We can pray that it doesn’t take an assassination for Donald Trump to get a grip. But don’t count on it. All we can do is what we ourselves can do, which is to re-commit ourselves to understanding. That means to stand under. Not above. Not to look down, to shout down. It means to listen, to inquire, to respect. It means to presume that others’ positions make sense to them, even if not to us. Our task of understanding is to invite them to tell us how they came to their position. And then to seek a compromise where we meet as neighbors and fellow citizens in mutual support of the better angels of America’s nature.
Sadly, compromise is a word that has become tainted. We must uncover its noble origin: “com/promise” = “communal” + “promise”. Communal. Community. Us. We are the people referred to in “government of the people, for the people, by the people.” We must make promises together. And we must hold those in power to account for what they are doing to us. As the Kikuyu adage reminds us, When elephants fight, it is the grass that suffers.
From this day forward, we the people must see to it that no one is elected to power in this country unless they, too, seek first to understand and then to lead in ways that unite the people of the United States of America.

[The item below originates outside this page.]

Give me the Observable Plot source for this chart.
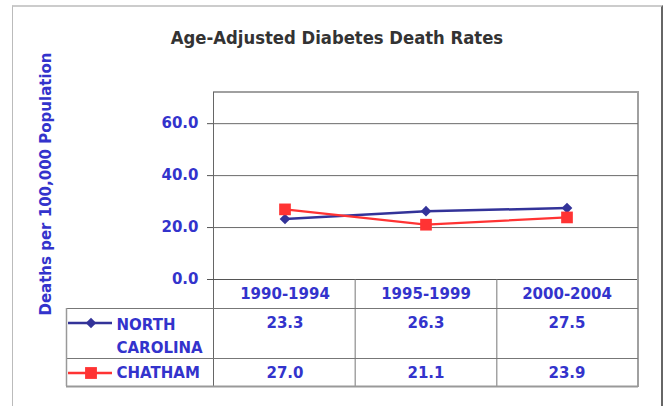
<!DOCTYPE html>
<html><head><meta charset="utf-8">
<script src="https://cdn.jsdelivr.net/npm/d3@7"></script>
<script src="https://cdn.jsdelivr.net/npm/@observablehq/plot@0.6"></script>
<style>
body{margin:0;background:#fff;}
#wrap{position:relative;width:666px;height:406px;overflow:hidden;}
#frame{position:absolute;left:12px;top:5px;width:648px;height:420px;border-left:1px solid #bbb;border-top:2px solid #ccc;border-right:2px solid #666;}
#title{position:absolute;left:4px;width:666px;top:27px;text-align:center;font:bold 18.3px "DejaVu Sans Condensed",sans-serif;color:#333;}
#chart{position:absolute;left:0;top:0;}
</style></head><body>
<div id="wrap"><div id="frame"></div><div id="title"></div><div id="chart"></div></div>
<script>
const chartTitle = "Age-Adjusted Diabetes Death Rates";
const yTitle = "Deaths per 100,000 Population";
const periods = ["1990-1994", "1995-1999", "2000-2004"];
const seriesNames = ["NORTH CAROLINA", "CHATHAM"];
const northCarolina = [23.3, 26.3, 27.5];
const chatham = [27.0, 21.1, 23.9];
const yTicks = [0, 20, 40, 60];
const seriesColors = ["#333399", "#ff3333"];

document.getElementById("title").textContent = chartTitle;

const ncRows = periods.map((p, i) => ({period: p, series: seriesNames[0], value: northCarolina[i]}));
const chRows = periods.map((p, i) => ({period: p, series: seriesNames[1], value: chatham[i]}));

const W = 666, H = 406, ML = 213, MR = 28, MT = 92, MB = 127;
const FW = W - ML - MR;
const blue = "#3333cc";
const font = {fontSize: 15, fontWeight: "bold", fill: blue, lineAnchor: "middle"};

const chart = Plot.plot({
  width: W, height: H,
  marginLeft: ML, marginRight: MR, marginTop: MT, marginBottom: MB,
  style: {fontFamily: "'DejaVu Sans', Verdana, sans-serif", background: "transparent", overflow: "visible"},
  x: {type: "band", domain: periods, padding: 0, axis: null},
  y: {domain: [0, 72], axis: null},
  marks: [
    Plot.ruleY(yTicks.filter(d => d > 0), {stroke: "#6a6a6a", strokeWidth: 1}),
    Plot.ruleY(yTicks, {stroke: "#555", strokeWidth: 1, insetLeft: -6, insetRight: FW}),
    Plot.text(yTicks, {y: d => d, text: d => d.toFixed(1), frameAnchor: "left", dx: -15, textAnchor: "end", ...font}),
    Plot.text([yTitle], {frameAnchor: "left", dx: -167, dy: -2, rotate: -90, textAnchor: "middle", ...font}),
    Plot.text(periods, {x: d => d, frameAnchor: "bottom", dy: 15, ...font}),
    Plot.line(ncRows, {x: "period", y: "value", stroke: seriesColors[0], strokeWidth: 2.5}),
    Plot.dot(ncRows, {x: "period", y: "value", symbol: d3.symbolDiamond2, r: 4.8, fill: seriesColors[0], stroke: "none"}),
    Plot.line(chRows, {x: "period", y: "value", stroke: seriesColors[1], strokeWidth: 2.2}),
    Plot.dot(chRows, {x: "period", y: "value", symbol: d3.symbolSquare, r: 6.6, fill: seriesColors[1], stroke: "none"}),
    Plot.text(ncRows, {x: "period", text: d => d.value.toFixed(1), frameAnchor: "bottom", dy: 44, ...font}),
    Plot.text(chRows, {x: "period", text: d => d.value.toFixed(1), frameAnchor: "bottom", dy: 94, ...font}),
    Plot.text([seriesNames[0]], {text: d => d.replace(" ", "\n"), frameAnchor: "bottom-left", dx: -97, dy: 55, lineHeight: 1.5, textAnchor: "start", ...font}),
    Plot.text([seriesNames[1]], {frameAnchor: "bottom-left", dx: -97, dy: 94, textAnchor: "start", ...font})
  ]
});
document.getElementById("chart").appendChild(chart);

// structural lines (plot frame + data table grid) from the plot's scales
const xs = chart.scale("x"), ys = chart.scale("y");
const x0 = xs.range[0], x1 = xs.range[1], step = (x1 - x0) / periods.length;
const yBase = ys.range[0], yTop = ys.range[1];
const rowB = [yBase + 29, yBase + 79, yBase + 107];
const legendLeft = 66;
const svg = d3.select(chart);
const g = svg.insert("g", ":first-child");
const line = (a, b, c, d, col, w) => g.append("line").attr("x1", a).attr("y1", b).attr("x2", c).attr("y2", d).attr("stroke", col).attr("stroke-width", w);
// plot area border
line(x0, yTop, x1 + 1, yTop, "#a0a0a0", 2);
line(x1, yTop, x1, yBase, "#a0a0a0", 2);
line(x0 + 0.5, yTop, x0 + 0.5, rowB[2], "#666", 1);
line(x0 - 6, yBase + 0.5, x1, yBase + 0.5, "#555", 1);
// table grid
for (let i = 1; i < periods.length; i++) line(x0 + i * step + 0.5, yBase, x0 + i * step + 0.5, rowB[2], "#777", 1);
line(x1, yBase, x1, rowB[2] + 1, "#a0a0a0", 2);
rowB.forEach((y, i) => line(legendLeft, y + 0.5, x1, y + 0.5, i === 2 ? "#999" : "#777", i === 2 ? 2 : 1));
line(legendLeft + 0.5, rowB[0], legendLeft + 0.5, rowB[2], "#999", 1.5);
// legend swatches
const lg = svg.append("g");
const sw = [[yBase + 44, seriesColors[0], d3.symbolDiamond2, 70], [yBase + 94, seriesColors[1], d3.symbolSquare, 140]];
sw.forEach(([y, c, sym, size]) => {
  lg.append("line").attr("x1", 68).attr("x2", 112).attr("y1", y).attr("y2", y).attr("stroke", c).attr("stroke-width", 2.5);
  lg.append("path").attr("transform", `translate(91,${y})`).attr("d", d3.symbol(sym, size)()).attr("fill", c);
});
</script>
</body></html>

(I don’t know how to feel about the fact that I wrote the first draft of this about a month ago—the working title then was “Something’s Going to Blow”—long before last week’s bombing campaign. It must mean that whatever I was sensing was indeed “in the air” where others were also inhaling it. Some, like me, may have been shuddering in anticipation of the worst. Others, like Cesar Sayoc, sensed it was high time to do their duty to their President. Or, God forbid, are sensing they must stop this President at all costs. When anger and hatred and fear-mongering are that palpable, it is surely a call for all of us to throw ourselves unstintingly into the healing of our country in whatever constructive ways we can. It must be Job #1, or we’re pretty much done for.)